Il y a moins de deux ans, des inondations ont submergé Calgary et High River et 100 000 personnes ont été évacuées. Deux semaines plus tard, un train laissé sans surveillance a amorcé sa course, déraillé et provoqué une boule de feu dans la collectivité de Lac-Mégantic. En tout, 47 personnes sont mortes dans le pire accident ferroviaire au pays depuis la Confédération.
Et tout juste en octobre dernier, je me suis trouvé à être confiné, comme plusieurs milliers d'autres personnes à Ottawa et à Gatineau, parce qu'un tireur avait tué un soldat canadien et pris d'assaut le Parlement. J'ai expérimenté personnellement les événements de Calgary et d'Ottawa. Dans le premier cas, les gens de la radiodiffusion, en particulier ceux de Shaw, et des télécommunications, en particulier ceux de Telus, ont servi les citoyens de manière admirable. Et ils ont fait de même à Ottawa. Mais aux deux endroits, on a relevé que l'une des nouvelles sources d'information était les médias sociaux, notamment Twitter.
Mais nous avons tous connu des cas où de mauvais renseignements ont circulé rapidement sur les médias sociaux, en particulier lors d'une crise où la situation peut évoluer d'une minute à l'autre. Sur ces nouvelles plateformes, comment pourrait-on faire pour offrir aux Canadiens une information qui soit authentifiée et qui fasse autorité?
Tout comme la nature des menaces évolue, il doit en être de même pour l'infrastructure requise en vue d'informer les gens de l'imminence d'une menace.
Je sais que vous y travaillez tous. C'est l'objet même de ce sommet.
Nous nous intéressons vivement aux progrès en cours afin d'élaborer un ensemble de normes nationales, en particulier en lien avec le groupe de travail Réseau et ses travaux sur un système d'alerte au public sans fil.

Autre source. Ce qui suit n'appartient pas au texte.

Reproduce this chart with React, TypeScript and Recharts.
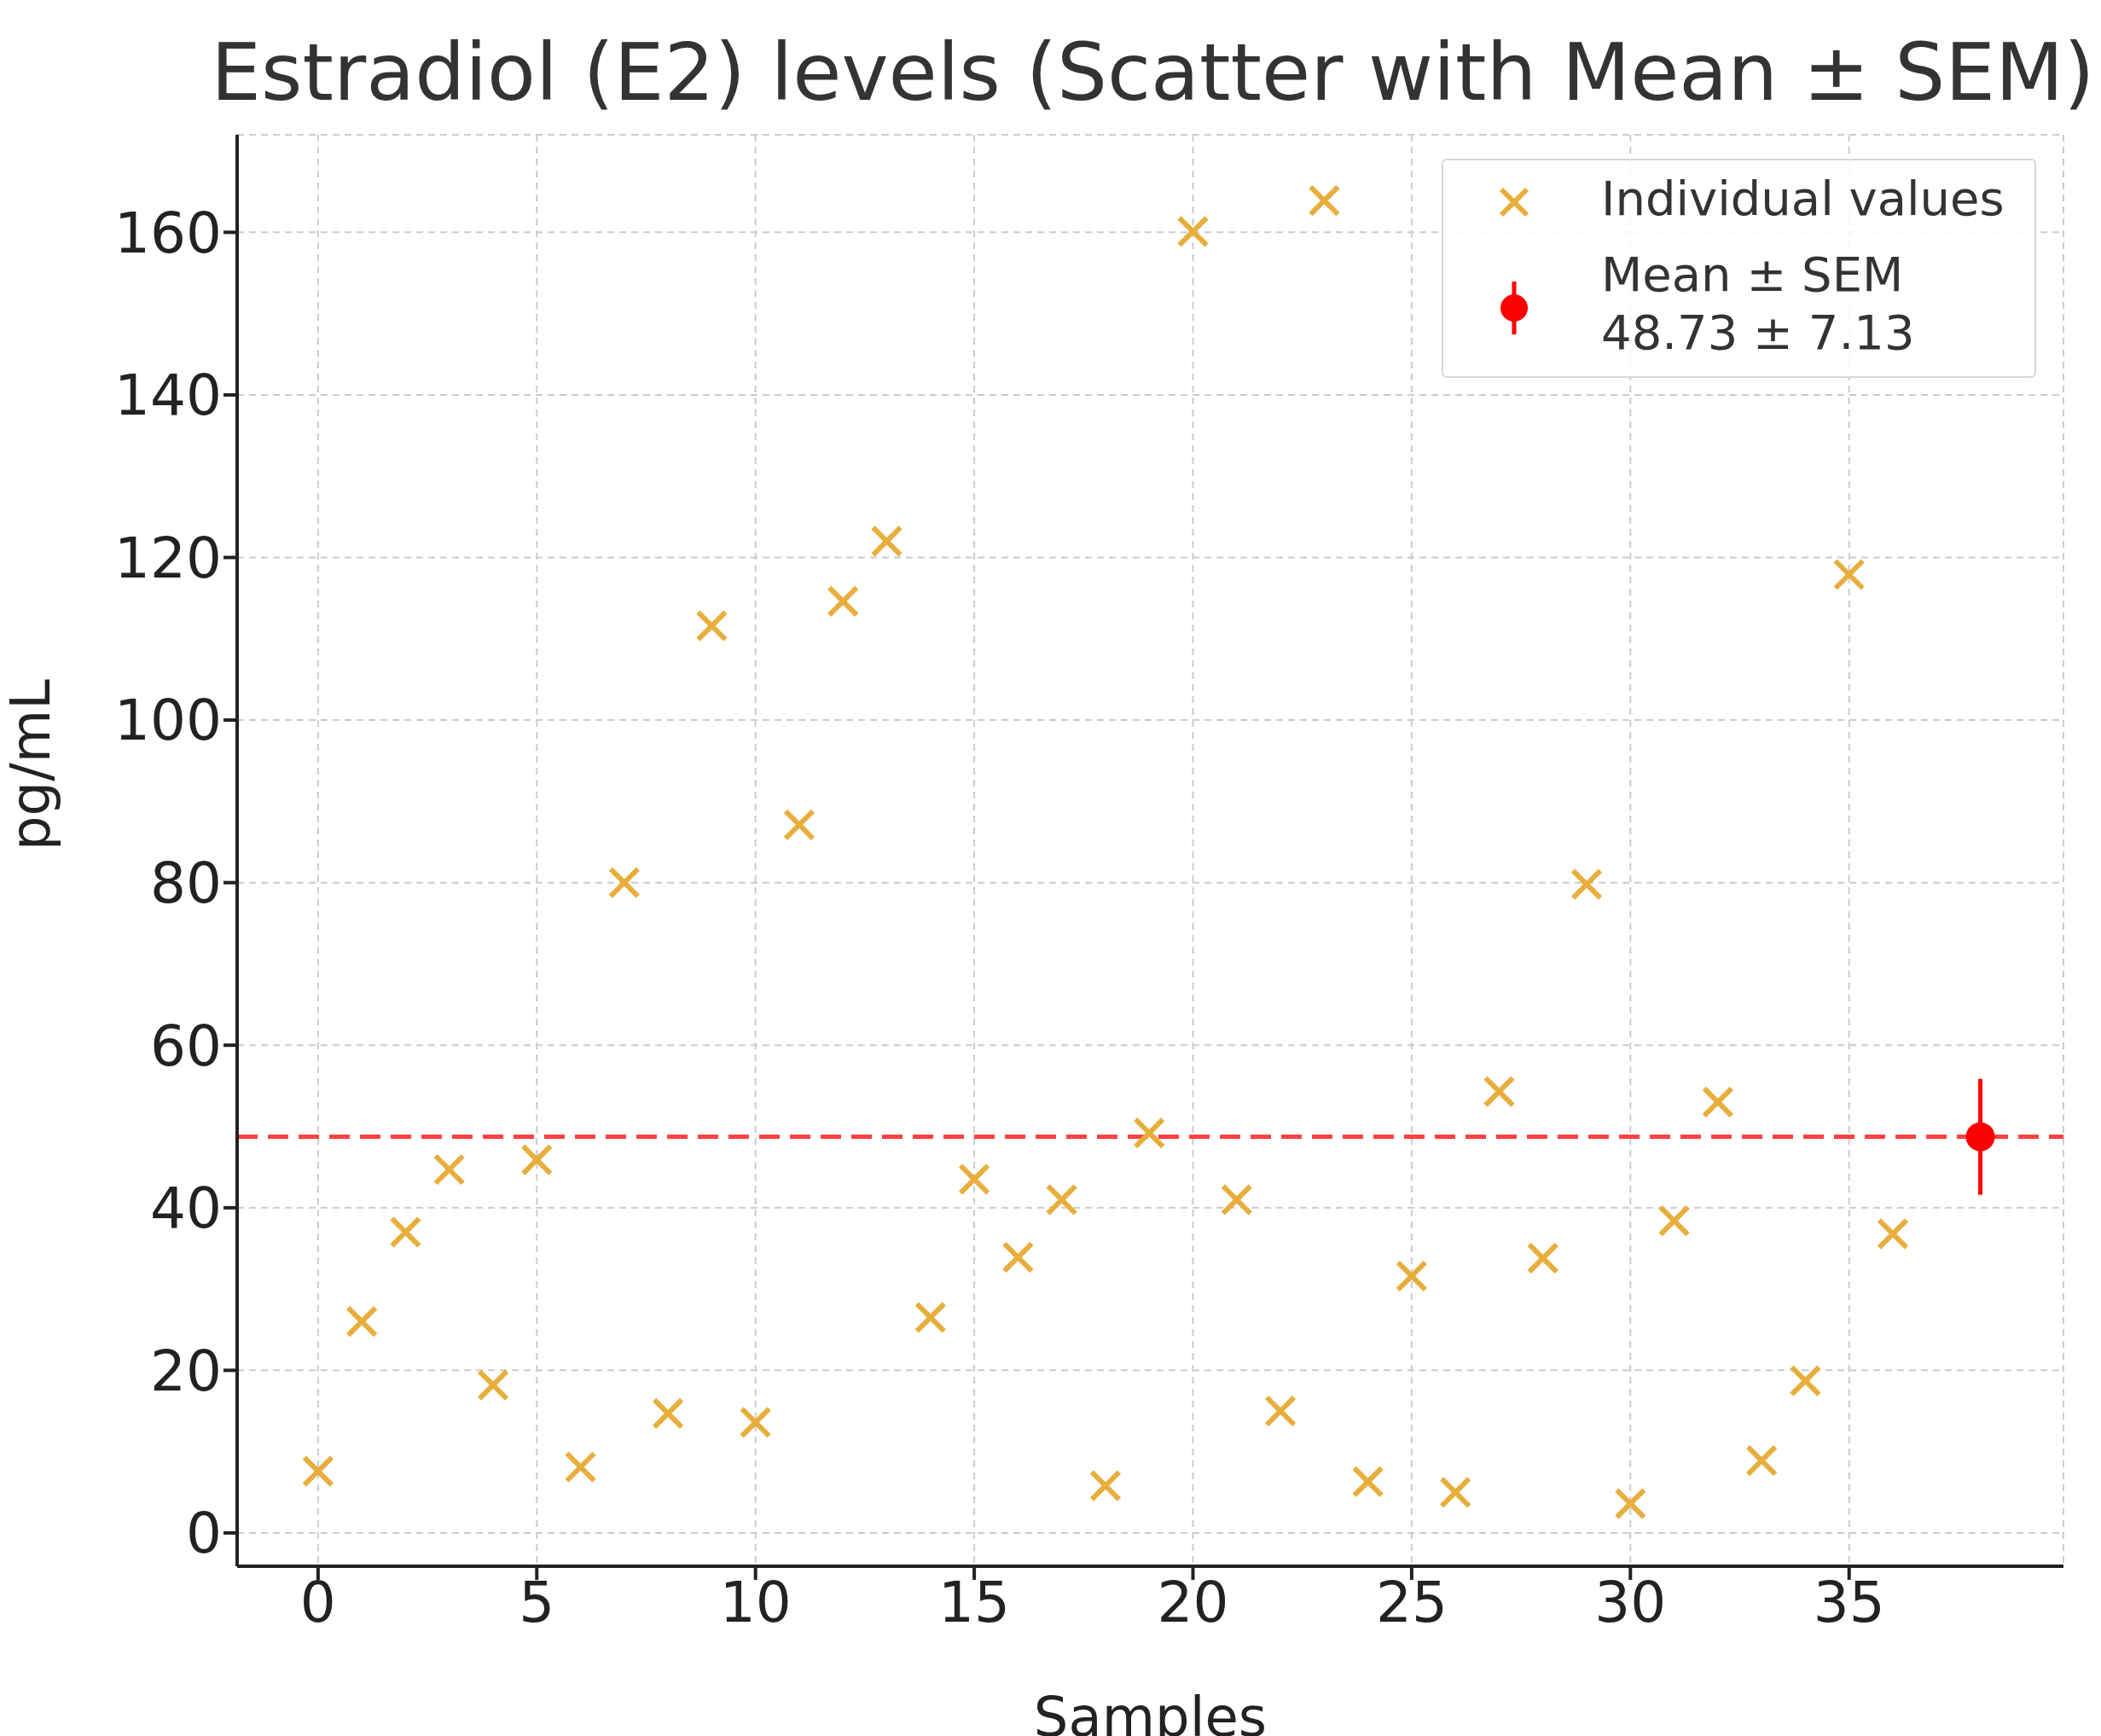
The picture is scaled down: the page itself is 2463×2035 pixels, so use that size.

Ce groupe, qui relève du Comité directeur du CRTC sur l'interconnexion, est à élaborer des normes qui permettraient aux responsables de la gestion des urgences de communiquer de l'information aux Canadiens sur leurs téléphones cellulaires.

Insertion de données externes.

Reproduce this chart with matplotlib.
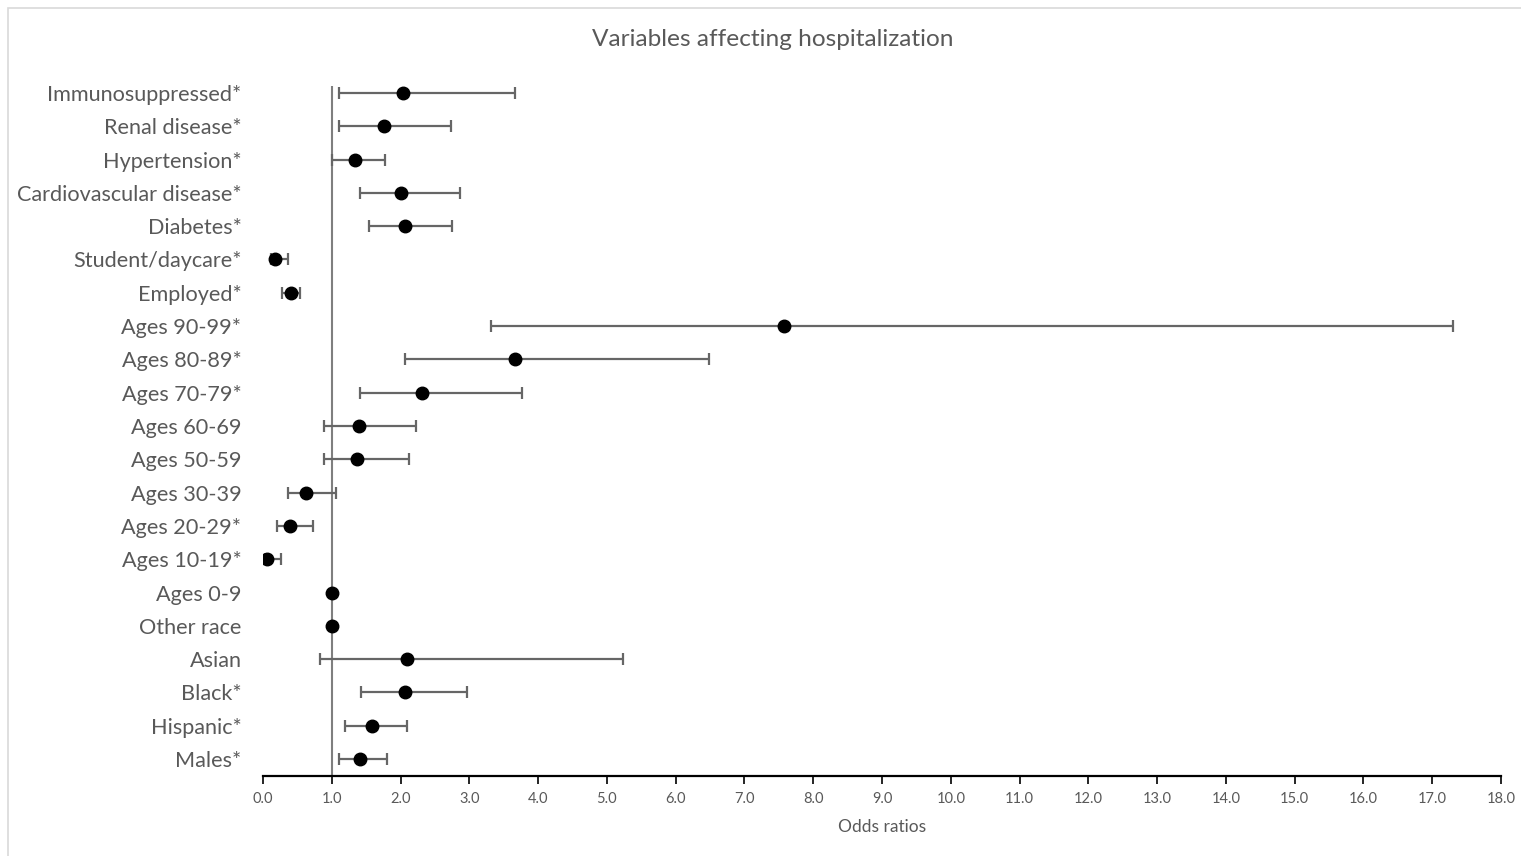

Les normes que le groupe de travail est à valider sont issues des cadres supérieurs responsables de la gestion des urgences et, espérons-le, une démonstration en direct pourra être organisée plus tard cette année. Nous suivrons cet essai avec grand intérêt, dans l'espoir que cela incitera toutes les juridictions à les adopter.
Nous croyons aussi savoir qu'une fois de plus, la province de l'Alberta pourrait jouer un rôle actif dans cet espace et qu'elle examine les avenues en vue d'élargir son réseau actuel de messagerie d'alerte et d'y englober les messages d'alerte au moyen du sans-fil. Nous suivrons également ces efforts de près.

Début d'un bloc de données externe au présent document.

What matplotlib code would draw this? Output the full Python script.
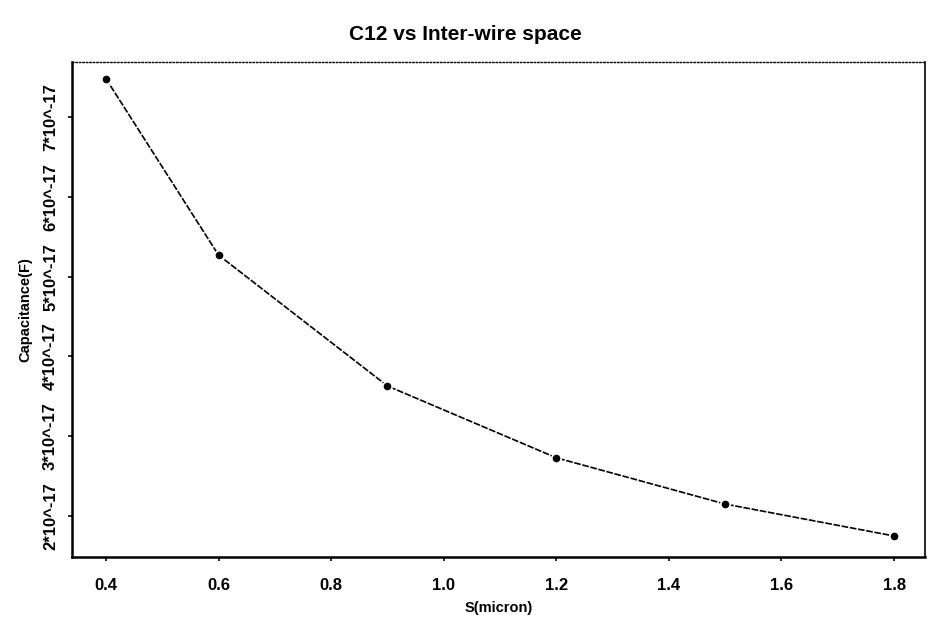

Dans les limites de notre mandat, nous poserons des gestes de manière aussi opportune que possible afin de nous assurer que les politiques appropriées sont en place. Cela dit, nous sommes conscients des défis techniques associés à la création et à la mise à l'essai de normes, sans compter les efforts nécessaires pour surmonter les difficultés techniques qui pourraient se présenter.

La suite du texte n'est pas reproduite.